To do:
Write out the material exactly, without any of its pictures.

Stored data:
++++++++++++++++++++
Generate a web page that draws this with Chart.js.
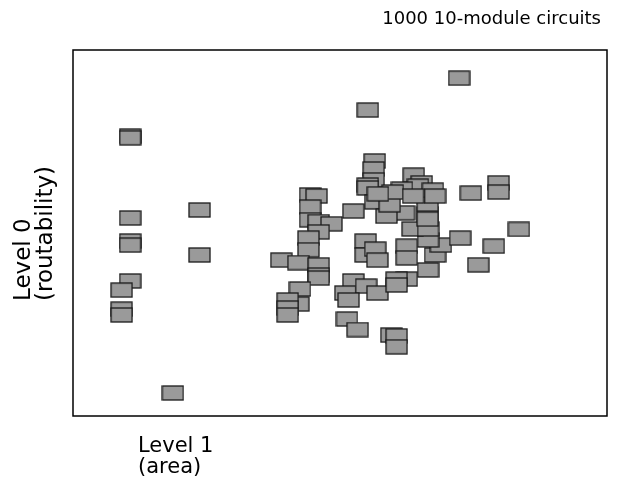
<!DOCTYPE html>
<html>
<head>
<meta charset="utf-8">
<script src="https://cdn.jsdelivr.net/npm/chart.js@4/dist/chart.umd.min.js"></script>
<style>
  html, body { margin: 0; padding: 0; background: #fff; }
  #wrap { width: 622px; height: 480px; }
</style>
</head>
<body>
<div id="wrap"><canvas id="chart" width="622" height="480"></canvas></div>
<script>
// circuits, Level 1 (area) vs Level 0 (routability), no tick values shown
var areaScore = [
  10.7, 10.7, 23.7, 10.7, 10.7, 10.7, 23.7, 10.7, 9.1, 9.1, 9.1, 18.7,
  72.3, 55.2,
  56.5, 56.3, 56.3, 55.2, 55.2, 56.6, 44.4, 45.6, 44.4, 44.4, 46.0, 48.4,
  52.5, 46.0, 44.1, 44.1, 39.0, 42.2, 46.0, 46.0, 46.0, 42.5, 42.2, 40.2,
  40.2, 40.2, 54.8, 54.8, 56.6, 57.0, 52.5, 51.0, 54.9, 57.0, 51.6, 51.3,
  53.3, 59.6, 60.6, 60.6,
  62.5, 62.5, 67.8, 66.5, 62.5, 60.6, 60.6, 68.9, 66.5, 63.6, 66.5, 66.4,
  66.4, 66.4, 62.0, 58.7, 59.3, 63.8, 65.3, 64.6, 61.6, 59.9, 67.4, 67.8,
  63.7, 72.5, 74.5, 79.7, 79.7, 83.5, 78.8, 75.9, 57.1
];
var routScore = [
  76.5, 76.0, 56.3, 54.1, 47.8, 46.7, 44.0, 36.9, 34.4, 29.2, 27.6, 6.3,
  92.3, 83.6,
  69.7, 67.5, 64.5, 63.1, 62.3, 58.5, 60.4, 60.1, 57.1, 53.6, 53.1, 52.5,
  56.0, 50.3, 48.6, 45.4, 42.6, 41.9, 41.3, 38.5, 37.7, 34.7, 30.6, 31.7,
  29.5, 27.6, 47.8, 44.0, 45.6, 42.6, 36.9, 33.6, 35.5, 33.6, 31.7, 26.5,
  23.6, 22.1, 21.9, 18.9,
  46.4, 43.2, 44.0, 39.9, 37.4, 37.4, 35.8, 46.7, 48.1, 51.1, 51.1, 55.2,
  53.8, 57.9, 55.5, 54.6, 57.7, 65.8, 63.7, 62.8, 62.0, 61.2, 61.7, 60.1,
  60.1, 48.6, 60.9, 63.7, 61.2, 51.0, 46.4, 41.3, 60.7
];

var titleText = '1000 10-module circuits';
var xLabel = ['Level 1', '(area)'];
var yLabel = ['Level 0', '(routability)'];

var points = areaScore.map(function(v, i) { return {x: v, y: routScore[i]}; });

// rectangular marker
var box = document.createElement('canvas');
box.width = 23;
box.height = 16;
var bctx = box.getContext('2d');
bctx.fillStyle = '#9a9a9a';
bctx.fillRect(1, 1, 21, 14);
bctx.strokeStyle = '#1a1a1a';
bctx.lineWidth = 1.3;
bctx.strokeRect(1, 1, 21, 14);

var frame = {
  id: 'frame',
  afterDraw: function(chart) {
    var ctx = chart.ctx, a = chart.chartArea;
    ctx.save();
    ctx.strokeStyle = '#000';
    ctx.lineWidth = 1.5;
    ctx.strokeRect(a.left, a.top, a.right - a.left, a.bottom - a.top);

    ctx.fillStyle = '#000';
    ctx.font = '18px "DejaVu Sans"';
    ctx.textAlign = 'right';
    ctx.textBaseline = 'middle';
    ctx.fillText(titleText, 601, 19);

    ctx.font = '21px "DejaVu Sans"';
    ctx.textAlign = 'left';
    ctx.textBaseline = 'middle';
    ctx.fillText(xLabel[0], 138, 447);
    ctx.fillText(xLabel[1], 138, 468);

    ctx.font = '23px "DejaVu Sans"';
    ctx.save();
    ctx.translate(24, 301);
    ctx.rotate(-Math.PI / 2);
    ctx.fillText(yLabel[0], 0, 0);
    ctx.restore();
    ctx.save();
    ctx.translate(46, 301);
    ctx.rotate(-Math.PI / 2);
    ctx.fillText(yLabel[1], 0, 0);
    ctx.restore();
    ctx.restore();
  }
};

new Chart(document.getElementById('chart').getContext('2d'), {
  type: 'scatter',
  data: {
    datasets: [{
      data: points,
      pointStyle: box,
      pointRadius: 10,
      pointHoverRadius: 10,
      clip: false
    }]
  },
  options: {
    responsive: false,
    animation: false,
    layout: { padding: { left: 73, top: 50, right: 15, bottom: 64 } },
    scales: {
      x: { type: 'linear', min: 0, max: 100, display: false },
      y: { type: 'linear', min: 0, max: 100, display: false }
    },
    plugins: {
      legend: { display: false },
      tooltip: { enabled: false }
    }
  },
  plugins: [frame]
});
</script>
</body>
</html>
++++++++++++++++++++
Exercise response:
Generate a web page that draws this with Chart.js.
<!DOCTYPE html>
<html>
<head>
<meta charset="utf-8">
<script src="https://cdn.jsdelivr.net/npm/chart.js@4/dist/chart.umd.min.js"></script>
<style>
  html, body { margin: 0; padding: 0; background: #fff; }
  #wrap { width: 622px; height: 480px; }
</style>
</head>
<body>
<div id="wrap"><canvas id="chart" width="622" height="480"></canvas></div>
<script>
// circuits, Level 1 (area) vs Level 0 (routability), no tick values shown
var areaScore = [
  10.7, 10.7, 23.7, 10.7, 10.7, 10.7, 23.7, 10.7, 9.1, 9.1, 9.1, 18.7,
  72.3, 55.2,
  56.5, 56.3, 56.3, 55.2, 55.2, 56.6, 44.4, 45.6, 44.4, 44.4, 46.0, 48.4,
  52.5, 46.0, 44.1, 44.1, 39.0, 42.2, 46.0, 46.0, 46.0, 42.5, 42.2, 40.2,
  40.2, 40.2, 54.8, 54.8, 56.6, 57.0, 52.5, 51.0, 54.9, 57.0, 51.6, 51.3,
  53.3, 59.6, 60.6, 60.6,
  62.5, 62.5, 67.8, 66.5, 62.5, 60.6, 60.6, 68.9, 66.5, 63.6, 66.5, 66.4,
  66.4, 66.4, 62.0, 58.7, 59.3, 63.8, 65.3, 64.6, 61.6, 59.9, 67.4, 67.8,
  63.7, 72.5, 74.5, 79.7, 79.7, 83.5, 78.8, 75.9, 57.1
];
var routScore = [
  76.5, 76.0, 56.3, 54.1, 47.8, 46.7, 44.0, 36.9, 34.4, 29.2, 27.6, 6.3,
  92.3, 83.6,
  69.7, 67.5, 64.5, 63.1, 62.3, 58.5, 60.4, 60.1, 57.1, 53.6, 53.1, 52.5,
  56.0, 50.3, 48.6, 45.4, 42.6, 41.9, 41.3, 38.5, 37.7, 34.7, 30.6, 31.7,
  29.5, 27.6, 47.8, 44.0, 45.6, 42.6, 36.9, 33.6, 35.5, 33.6, 31.7, 26.5,
  23.6, 22.1, 21.9, 18.9,
  46.4, 43.2, 44.0, 39.9, 37.4, 37.4, 35.8, 46.7, 48.1, 51.1, 51.1, 55.2,
  53.8, 57.9, 55.5, 54.6, 57.7, 65.8, 63.7, 62.8, 62.0, 61.2, 61.7, 60.1,
  60.1, 48.6, 60.9, 63.7, 61.2, 51.0, 46.4, 41.3, 60.7
];

var titleText = '1000 10-module circuits';
var xLabel = ['Level 1', '(area)'];
var yLabel = ['Level 0', '(routability)'];

var points = areaScore.map(function(v, i) { return {x: v, y: routScore[i]}; });

// rectangular marker
var box = document.createElement('canvas');
box.width = 23;
box.height = 16;
var bctx = box.getContext('2d');
bctx.fillStyle = '#9a9a9a';
bctx.fillRect(1, 1, 21, 14);
bctx.strokeStyle = '#1a1a1a';
bctx.lineWidth = 1.3;
bctx.strokeRect(1, 1, 21, 14);

var frame = {
  id: 'frame',
  afterDraw: function(chart) {
    var ctx = chart.ctx, a = chart.chartArea;
    ctx.save();
    ctx.strokeStyle = '#000';
    ctx.lineWidth = 1.5;
    ctx.strokeRect(a.left, a.top, a.right - a.left, a.bottom - a.top);

    ctx.fillStyle = '#000';
    ctx.font = '18px "DejaVu Sans"';
    ctx.textAlign = 'right';
    ctx.textBaseline = 'middle';
    ctx.fillText(titleText, 601, 19);

    ctx.font = '21px "DejaVu Sans"';
    ctx.textAlign = 'left';
    ctx.textBaseline = 'middle';
    ctx.fillText(xLabel[0], 138, 447);
    ctx.fillText(xLabel[1], 138, 468);

    ctx.font = '23px "DejaVu Sans"';
    ctx.save();
    ctx.translate(24, 301);
    ctx.rotate(-Math.PI / 2);
    ctx.fillText(yLabel[0], 0, 0);
    ctx.restore();
    ctx.save();
    ctx.translate(46, 301);
    ctx.rotate(-Math.PI / 2);
    ctx.fillText(yLabel[1], 0, 0);
    ctx.restore();
    ctx.restore();
  }
};

new Chart(document.getElementById('chart').getContext('2d'), {
  type: 'scatter',
  data: {
    datasets: [{
      data: points,
      pointStyle: box,
      pointRadius: 10,
      pointHoverRadius: 10,
      clip: false
    }]
  },
  options: {
    responsive: false,
    animation: false,
    layout: { padding: { left: 73, top: 50, right: 15, bottom: 64 } },
    scales: {
      x: { type: 'linear', min: 0, max: 100, display: false },
      y: { type: 'linear', min: 0, max: 100, display: false }
    },
    plugins: {
      legend: { display: false },
      tooltip: { enabled: false }
    }
  },
  plugins: [frame]
});
</script>
</body>
</html>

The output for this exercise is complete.